En attendant le printemps de toutes les inquiétudes, voilà un chiffre qui rassure. Un sondage récent affirme que 86 % des russes ont l’intention de suivre à la télévision la retransmission de la cérémonie d’ouverture qui promet d’être fastueuse. Pour conserver une positive attitude, il faut avouer que les sites accueillant les compétitions sont somptueux.

Je suis allé visiter de bon matin celui du biathlon qui offrira peut être dès samedi aux bleus leur première médaille. Je me suis installé dans la position 6 de la mix-zone, les yeux plissés, face à la grande bleue au beau milieu de laquelle le roi soleil règne en maître.

Poutine, fidèle à ses habitudes a fait purger préventivement le ciel de toutes ses scories. Une semaine en amont  de pluie continue et l’assurance du beau temps revenu. J’ai imaginé Martin Fourcade rayonnant, l’or en bandoulière et je suis redescendu le cœur léger.

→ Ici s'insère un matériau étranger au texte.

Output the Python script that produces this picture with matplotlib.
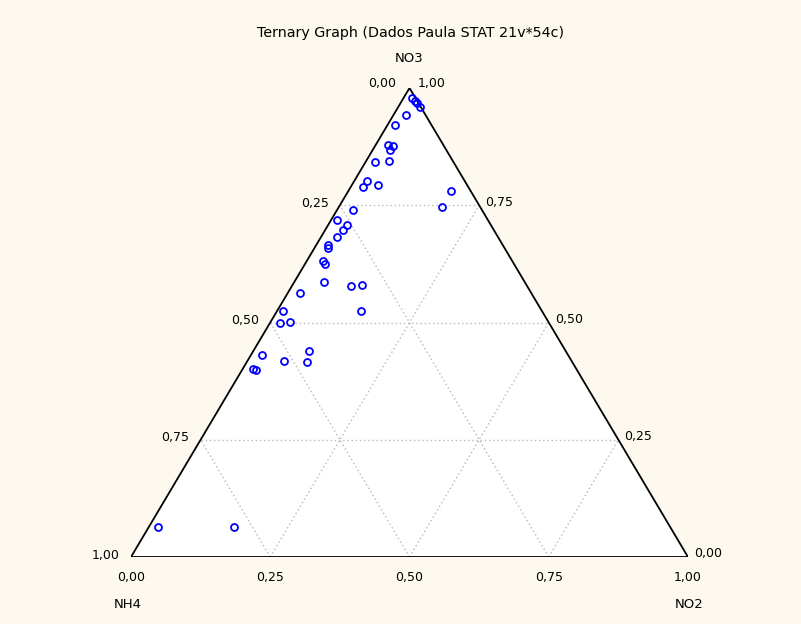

Dans la télécabine qui me ramenait à l’hôtel j’ai intercepté malgré moi une édifiante conversation. Un kazakh qui travaille comme apprenti dans les cuisines de Swiss Hôtel engagea la conversation avec un couple d’américains qui découvrait les montagnes du Caucase, après avoir fait ses classes à Gstaad, Megève et Aspen.

» I love America ! » S’est exclamé l’apprenti cuisinier suscitant par cet élan soudain,  l’intérêt de ses compagnons de cabine. » Yes 50 cents Jay Z Michael Jackson !!  » La femme, probablement déçue par cette assimilation abusive à la nation à la bannière étoilée , s’est aussitôt refermée sur elle même. Son mari vaillamment a poursuivi la conversation. Du rap elle a dévié sur la Green Card, le visa sésame pour entrer aux USA.  Des étoiles brillaient dans les yeux du gamin. « Vous skiez ? « S’inquiéta encore le mari ? « Non non, mon sport favori c’est la lutte. » Confia t-il  avec un sourire enfantin. « Ah oui, chez nous aussi c’est très populaire. »

Juste avant de descendre de la télécabine, la femme interrogea son mari en réprimant avec difficulté un bâillement. » C’est loin d’ici le Kazakhstan ? » L’homme sec sur la question,  haussa les épaules. Le gamin ne vint pas à sa rescousse . Plongé dans ses rêveries il glissait imperceptiblement vers le plaisir. Il ne lui restait que quelques minutes avant de prendre son service.

Je regardai le couple s’éloigner, la femme emmitouflée dans son manteau de fourrure. Je leur souhaitais bien du courage. La veille encore le Swiss Hôtel n’était qu’un vaste chantier.